Difficile de comprendre l’attitude va-t-en guerre de Cheik Modibo Diarra. Pourquoi écarte-t-il toute possibilité de négociation avec les groupes armés en la considérant comme dépassée ? L’option militaire, rappelons-le, n’est ni infondée ni totalement à exclure. Elle n’est cependant pas la meilleure à l’heure actuelle. Octroyer à un gouvernement de transition – dont la durée de vie constitutionnelle de 40 jours a été rallongée à 12 mois par les autorités de la Cedeao – la possibilité d’initier une guerre qui s’étendra inévitablement sur la durée, c’est ouvrir la voie à toutes les formes de tentatives de coup d’état dans une région qui en fait suffisamment l’objet. Bien entendu, laisser le Nord-Mali sous ce qu’il est convenu d’appeler la coupe islamiste viendrait également encourager les tentations sécessionnistes un peu partout dans le continent.

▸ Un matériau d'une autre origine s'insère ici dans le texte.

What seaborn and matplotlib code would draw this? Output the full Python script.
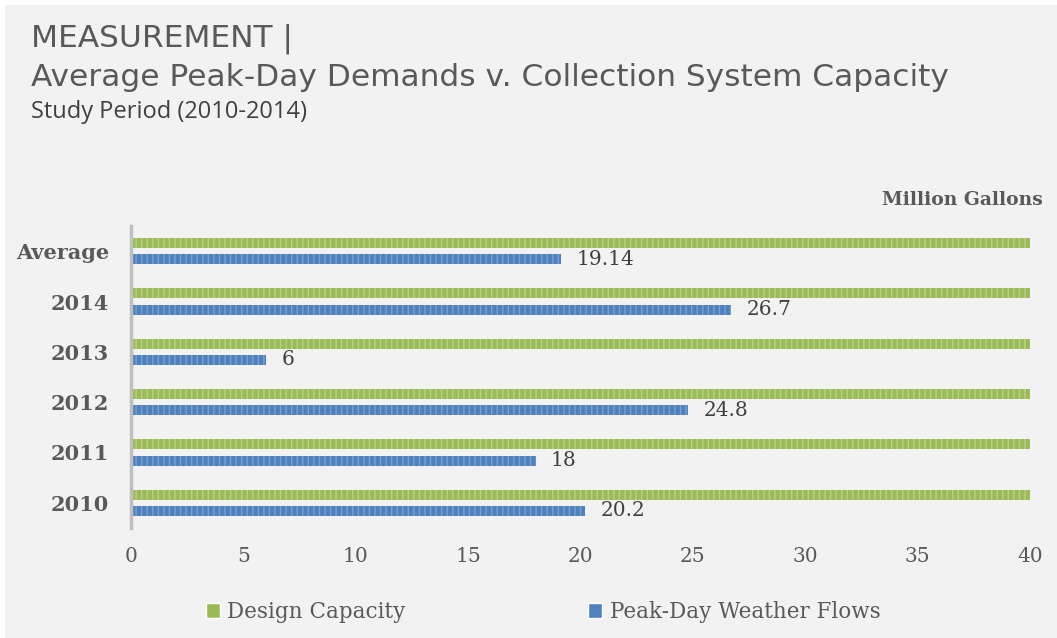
import matplotlib
matplotlib.use("Agg")
import matplotlib.pyplot as plt
from matplotlib.patches import Rectangle
import seaborn as sns
import pandas as pd

# Chart data
categories = ["Average", "2014", "2013", "2012", "2011", "2010"]
design_capacity = [40, 40, 40, 40, 40, 40]
peak_day_flows = [19.14, 26.7, 6, 24.8, 18, 20.2]
series_names = ["Design Capacity", "Peak-Day Weather Flows"]
x_ticks = [0, 5, 10, 15, 20, 25, 30, 35, 40]

df = pd.DataFrame({
    "category": categories * 2,
    "value": design_capacity + peak_day_flows,
    "series": [series_names[0]] * len(categories) + [series_names[1]] * len(categories),
})

sns.set_theme(style="white")
BG = "#f2f2f2"
TXT = "#595959"
SERIF = ["DejaVu Serif"]
TITLE_FONT = ["DejaVu Sans"]
SUB_FONT = ["Open Sans", "DejaVu Sans"]
palette = {series_names[0]: "#9bbb59", series_names[1]: "#4f81bd"}
hatch_colors = {series_names[0]: "#b8d27f", series_names[1]: "#7aa0d4"}

W, H = 1057, 638
fig = plt.figure(figsize=(W / 100, H / 100), dpi=100, facecolor="white")
fig.patches.append(Rectangle((5 / W, 0), 1, 1 - 5 / H, transform=fig.transFigure,
                             facecolor=BG, edgecolor="none", zorder=-10))

ax = fig.add_axes([131 / W, 1 - 528 / H, (1030 - 131) / W, (528 - 226) / H])
ax.set_facecolor(BG)
ax.patch.set_alpha(0)

sns.barplot(data=df, x="value", y="category", hue="series", order=categories,
            hue_order=series_names, palette=palette, orient="h",
            width=0.64, gap=0.375, ax=ax, saturation=1, legend=True)

plt.rcParams["hatch.linewidth"] = 1.0
for container, name in zip(ax.containers, series_names):
    for bar in container:
        bar.set_hatch("|||")
        bar.set_edgecolor(hatch_colors[name])
        bar.set_linewidth(0)

# value labels on the peak-day bars
for bar, v in zip(ax.containers[1], peak_day_flows):
    y = bar.get_y() + bar.get_height() / 2
    ax.annotate(f"{v:g}", xy=(v, y), xytext=(11, 0), textcoords="offset points",
                va="center", ha="left", fontsize=14.5, color="#404040", family=SERIF)

ax.set_xlim(0, 40)
ax.set_ylim(5.5, -0.5)
ax.set_xticks(x_ticks)
ax.set_xticklabels([str(t) for t in x_ticks], family=SERIF, fontsize=14.5, color=TXT)
ax.set_yticklabels(categories, family=SERIF, fontsize=15, fontweight="bold", color=TXT)
ax.tick_params(axis="x", length=0, pad=14)
ax.tick_params(axis="y", length=0, pad=16)
ax.set_xlabel("")
ax.set_ylabel("")
for s in ["top", "right", "bottom"]:
    ax.spines[s].set_visible(False)
ax.spines["left"].set_color("#bfbfbf")
ax.spines["left"].set_linewidth(2.5)

handles, labels = ax.get_legend_handles_labels()
ax.get_legend().remove()
fig.legend(handles, labels, loc="center left", bbox_to_anchor=(206 / W, 1 - 612 / H),
           ncol=2, frameon=False, prop={"family": SERIF, "size": 15.5},
           labelcolor=TXT, handlelength=0.65, handleheight=0.65, handletextpad=0.33,
           columnspacing=8.5, borderpad=0, borderaxespad=0)

fig.text(1043 / W, 1 - 200 / H, "Million Gallons", ha="right", va="center",
         family=SERIF, fontsize=13.5, fontweight="bold", color=TXT)

fig.text(31 / W, 1 - 39 / H, "MEASUREMENT |", ha="left", va="center",
         family=TITLE_FONT, fontsize=22.5, color=TXT)
fig.text(31 / W, 1 - 77 / H, "Average Peak-Day Demands v. Collection System Capacity",
         ha="left", va="center", family=TITLE_FONT, fontsize=22.5, color=TXT)
fig.text(31 / W, 1 - 112 / H, "Study Period (2010-2014)", ha="left", va="center",
         family=SUB_FONT, fontsize=17, color="#404040")

fig.savefig("out.png", dpi=100, facecolor=fig.get_facecolor())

Devant cette impasse, il serait à notre sens plus judicieux de poursuivre les efforts onusiens en faveur de l’aide humanitaire indispensable, et d’employer le contingent international qui serait mobilisé à la sécurisation des zones non encore conquises et des frontières des pays voisins pour faire comprendre dans un premier temps aux groupes islamistes armés qu’ils ne sont pas les bienvenus au Sahel. Dans un second temps, une solution politique globale, telle qu’initialement préconisée par l’Onu et que Ban Ki-Moon appelle de ses vœux, pourrait consister en la désignation d’un émissaire spécial pour le Mali, comme l’a évoqué le Secrétaire Général lors de la conférence sur le Sahel tenue en marge de l’Assemblée Générale. Son cahier de charges devrait comprendre la consultation de l’ensemble des acteurs prêts à s’engager dans la recherche d’un règlement pacifique qui incluse les revendications socio-économiques, allant du tissu associatif aux autorités de la transition. Ces dernières devraient également s’atteler à étudier les voies de mise en œuvre de l’autre mandat qui leur a été donné par la Cedeao, à savoir l’organisation des scrutins présidentiel et législatifs qui devaient avoir lieu juste avant que la junte du Capitaine Sanogo n’eût l’idée de déposer le Président Amadou Toumani Touré qui n’allait pas y participer. Les institutions qui en seront issues bénéficieraient de la légitimité nécessaire pour décider, dans les cadres légaux prévus à cet effet, de l’opportunité d’une action armée dans leur pays ainsi que de ses modalités pratiques. Quoi qu’il en soit, elle ne doit pas faire plus de mal que de bien et doit être un dernier recours. L’attitude mesurée du Secrétaire Général de l’Onu dans cette crise pour tempérer les exigences belliqueuses des autorités de transition, notamment le Premier ministre – alors que le Président intérimaire avait lui-même appelé les groupes armés au dialogue – est très appréciable et encourageante quant à la suite des évènements. Elle pourra se révéler assurément utile dans l’atteinte d’un dénouement global de la crise qui évite la précipitation.
C'est d'ailleurs en ce sens qu'il faut comprendre la déclaration du Général Carter Ham, à la tête du Commandement des forces armées américaines en Afrique (Africom), lors d'une visite à Alger, privilégiant « une solution politique et diplomatique à la crise qui secoue le nord du Mali depuis plusieurs mois ».